▶ [GIVEN EXERCISE]: Please transcribe the listing below in full and word for word, without its pictures.

* start DATA SEGMENT *

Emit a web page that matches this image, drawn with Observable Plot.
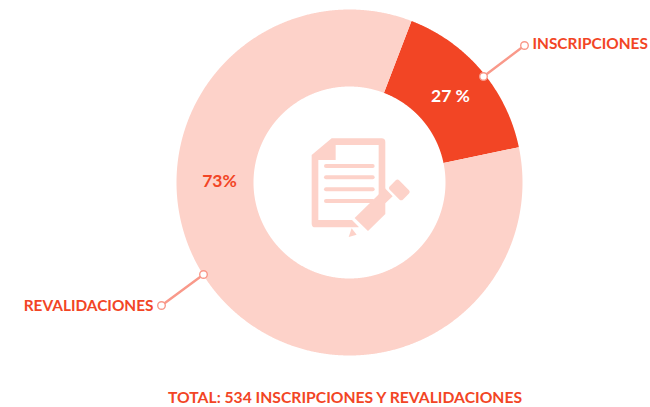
<!DOCTYPE html>
<html>
<head>
<meta charset="utf-8">
<script src="https://cdn.jsdelivr.net/npm/d3@7"></script>
<script src="https://cdn.jsdelivr.net/npm/@observablehq/plot@0.6"></script>
<style>
html,body{margin:0;padding:0;background:#fff;}
</style>
</head>
<body>
<div id="chart"></div>
<script>
// Data
const categories = ["INSCRIPCIONES", "REVALIDACIONES"];
const printedShares = ["27 %", "73%"];
const drawnShares = [15.9, 84.1]; // share of the circle each slice occupies in the picture
const caption = "TOTAL: 534 INSCRIPCIONES Y REVALIDACIONES";

// Layout and style
const W = 650, H = 407;
const cx = 349, cy = 182, rOuter = 173, rInner = 96, startDeg = 21;
const red = "#f24525", pale = "#fdd2c9", leader = "#f9998a";
const font = "Lato, 'Open Sans', sans-serif";
const sliceFill = [red, pale];
const shareColor = ["#ffffff", red];
const sharePos = [[450, 96], [219, 181]];
const leaderPts = [[[483, 76], [524, 45]], [[203, 274], [161, 305]]];
const labelPos = [[532, 44, "start"], [153, 306, "end"]];

// Slices via d3.pie, expressed as closed polygons around the centre
const pie = d3.pie().sort(null).value(d => d)
  .startAngle(startDeg * Math.PI / 180)
  .endAngle((startDeg + 360) * Math.PI / 180)(drawnShares);
const slicePts = pie.flatMap((p, i) => {
  const n = Math.ceil((p.endAngle - p.startAngle) / 0.005);
  const ang = d3.range(n + 1).map(k => p.startAngle + (p.endAngle - p.startAngle) * k / n);
  const ring = [...ang.map(a => [a, rOuter]), ...ang.slice().reverse().map(a => [a, rInner])];
  return ring.map(([a, r]) => ({i, x: cx + r * Math.sin(a), y: cy - r * Math.cos(a)}));
});

const iconMark = (index, scales, values, dimensions, context) => {
  const g = d3.select(context.document.createElementNS("http://www.w3.org/2000/svg", "g"))
    .attr("transform", "translate(290,120) scale(0.3333)").attr("fill", pale);
  g.append("path").attr("fill-rule", "evenodd").attr("d",
    "M125 55H275Q286 55 286 66V208L266 226V75H137V120H85V300H186L206 320V322H76Q65 322 65 311V105Z");
  for (const y of [138, 172, 208, 243])
    g.append("rect").attr("x", 102).attr("y", y - 6).attr("width", 152).attr("height", 12).attr("rx", 6);
  g.append("path").attr("d", "M285 205L308 229L286 250V282L234 333L194 294Z");
  g.append("rect").attr("x", -28).attr("y", -20).attr("width", 56).attr("height", 40).attr("rx", 8)
    .attr("transform", "translate(328,210) rotate(45)");
  g.append("path").attr("d", "M185 325L200 344L176 351Z");
  return g.node();
};

const shareData = categories.map((c, i) => ({c, t: printedShares[i], x: sharePos[i][0], y: sharePos[i][1], color: shareColor[i]}));
const labelData = categories.map((c, i) => ({c, x: labelPos[i][0], y: labelPos[i][1], anchor: labelPos[i][2]}));
const leaderData = leaderPts.flatMap((pts, i) => pts.map(([x, y]) => ({i, x, y})));

const plot = Plot.plot({
  width: W, height: H,
  margin: 0,
  style: {background: "#fff", fontFamily: font},
  x: {domain: [0, W], range: [0, W], axis: null},
  y: {domain: [0, H], range: [0, H], axis: null},
  marks: [
    Plot.line(slicePts, {x: "x", y: "y", z: "i", fill: d => sliceFill[d.i], stroke: null, curve: "linear-closed"}),
    iconMark,
    Plot.line(leaderData, {x: "x", y: "y", z: "i", stroke: leader, strokeWidth: 2.4}),
    Plot.dot(leaderData, {x: "x", y: "y", r: 3.8, fill: "#fff", stroke: leader, strokeWidth: 1.4}),
    Plot.text(shareData, {x: "x", y: "y", text: "t", fill: "color", fontSize: 17.5, fontWeight: 700, textAnchor: "middle"}),
    Plot.text(labelData.filter(d => d.anchor === "start"), {x: "x", y: "y", text: "c", fill: red, fontSize: 15.4, fontWeight: 700, textAnchor: "start"}),
    Plot.text(labelData.filter(d => d.anchor === "end"), {x: "x", y: "y", text: "c", fill: red, fontSize: 15.4, fontWeight: 700, textAnchor: "end"}),
    Plot.text([caption], {x: () => 344.5, y: () => 397, text: d => d, fill: red, fontSize: 15.7, fontWeight: 700, textAnchor: "middle"})
  ]
});
document.getElementById("chart").append(plot);
</script>
</body>
</html>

* end DATA SEGMENT *

▶ [RESULT OF THE EXERCISE]:
Emit a web page that matches this image, drawn with Observable Plot.
<!DOCTYPE html>
<html>
<head>
<meta charset="utf-8">
<script src="https://cdn.jsdelivr.net/npm/d3@7"></script>
<script src="https://cdn.jsdelivr.net/npm/@observablehq/plot@0.6"></script>
<style>
html,body{margin:0;padding:0;background:#fff;}
</style>
</head>
<body>
<div id="chart"></div>
<script>
// Data
const categories = ["INSCRIPCIONES", "REVALIDACIONES"];
const printedShares = ["27 %", "73%"];
const drawnShares = [15.9, 84.1]; // share of the circle each slice occupies in the picture
const caption = "TOTAL: 534 INSCRIPCIONES Y REVALIDACIONES";

// Layout and style
const W = 650, H = 407;
const cx = 349, cy = 182, rOuter = 173, rInner = 96, startDeg = 21;
const red = "#f24525", pale = "#fdd2c9", leader = "#f9998a";
const font = "Lato, 'Open Sans', sans-serif";
const sliceFill = [red, pale];
const shareColor = ["#ffffff", red];
const sharePos = [[450, 96], [219, 181]];
const leaderPts = [[[483, 76], [524, 45]], [[203, 274], [161, 305]]];
const labelPos = [[532, 44, "start"], [153, 306, "end"]];

// Slices via d3.pie, expressed as closed polygons around the centre
const pie = d3.pie().sort(null).value(d => d)
  .startAngle(startDeg * Math.PI / 180)
  .endAngle((startDeg + 360) * Math.PI / 180)(drawnShares);
const slicePts = pie.flatMap((p, i) => {
  const n = Math.ceil((p.endAngle - p.startAngle) / 0.005);
  const ang = d3.range(n + 1).map(k => p.startAngle + (p.endAngle - p.startAngle) * k / n);
  const ring = [...ang.map(a => [a, rOuter]), ...ang.slice().reverse().map(a => [a, rInner])];
  return ring.map(([a, r]) => ({i, x: cx + r * Math.sin(a), y: cy - r * Math.cos(a)}));
});

const iconMark = (index, scales, values, dimensions, context) => {
  const g = d3.select(context.document.createElementNS("http://www.w3.org/2000/svg", "g"))
    .attr("transform", "translate(290,120) scale(0.3333)").attr("fill", pale);
  g.append("path").attr("fill-rule", "evenodd").attr("d",
    "M125 55H275Q286 55 286 66V208L266 226V75H137V120H85V300H186L206 320V322H76Q65 322 65 311V105Z");
  for (const y of [138, 172, 208, 243])
    g.append("rect").attr("x", 102).attr("y", y - 6).attr("width", 152).attr("height", 12).attr("rx", 6);
  g.append("path").attr("d", "M285 205L308 229L286 250V282L234 333L194 294Z");
  g.append("rect").attr("x", -28).attr("y", -20).attr("width", 56).attr("height", 40).attr("rx", 8)
    .attr("transform", "translate(328,210) rotate(45)");
  g.append("path").attr("d", "M185 325L200 344L176 351Z");
  return g.node();
};

const shareData = categories.map((c, i) => ({c, t: printedShares[i], x: sharePos[i][0], y: sharePos[i][1], color: shareColor[i]}));
const labelData = categories.map((c, i) => ({c, x: labelPos[i][0], y: labelPos[i][1], anchor: labelPos[i][2]}));
const leaderData = leaderPts.flatMap((pts, i) => pts.map(([x, y]) => ({i, x, y})));

const plot = Plot.plot({
  width: W, height: H,
  margin: 0,
  style: {background: "#fff", fontFamily: font},
  x: {domain: [0, W], range: [0, W], axis: null},
  y: {domain: [0, H], range: [0, H], axis: null},
  marks: [
    Plot.line(slicePts, {x: "x", y: "y", z: "i", fill: d => sliceFill[d.i], stroke: null, curve: "linear-closed"}),
    iconMark,
    Plot.line(leaderData, {x: "x", y: "y", z: "i", stroke: leader, strokeWidth: 2.4}),
    Plot.dot(leaderData, {x: "x", y: "y", r: 3.8, fill: "#fff", stroke: leader, strokeWidth: 1.4}),
    Plot.text(shareData, {x: "x", y: "y", text: "t", fill: "color", fontSize: 17.5, fontWeight: 700, textAnchor: "middle"}),
    Plot.text(labelData.filter(d => d.anchor === "start"), {x: "x", y: "y", text: "c", fill: red, fontSize: 15.4, fontWeight: 700, textAnchor: "start"}),
    Plot.text(labelData.filter(d => d.anchor === "end"), {x: "x", y: "y", text: "c", fill: red, fontSize: 15.4, fontWeight: 700, textAnchor: "end"}),
    Plot.text([caption], {x: () => 344.5, y: () => 397, text: d => d, fill: red, fontSize: 15.7, fontWeight: 700, textAnchor: "middle"})
  ]
});
document.getElementById("chart").append(plot);
</script>
</body>
</html>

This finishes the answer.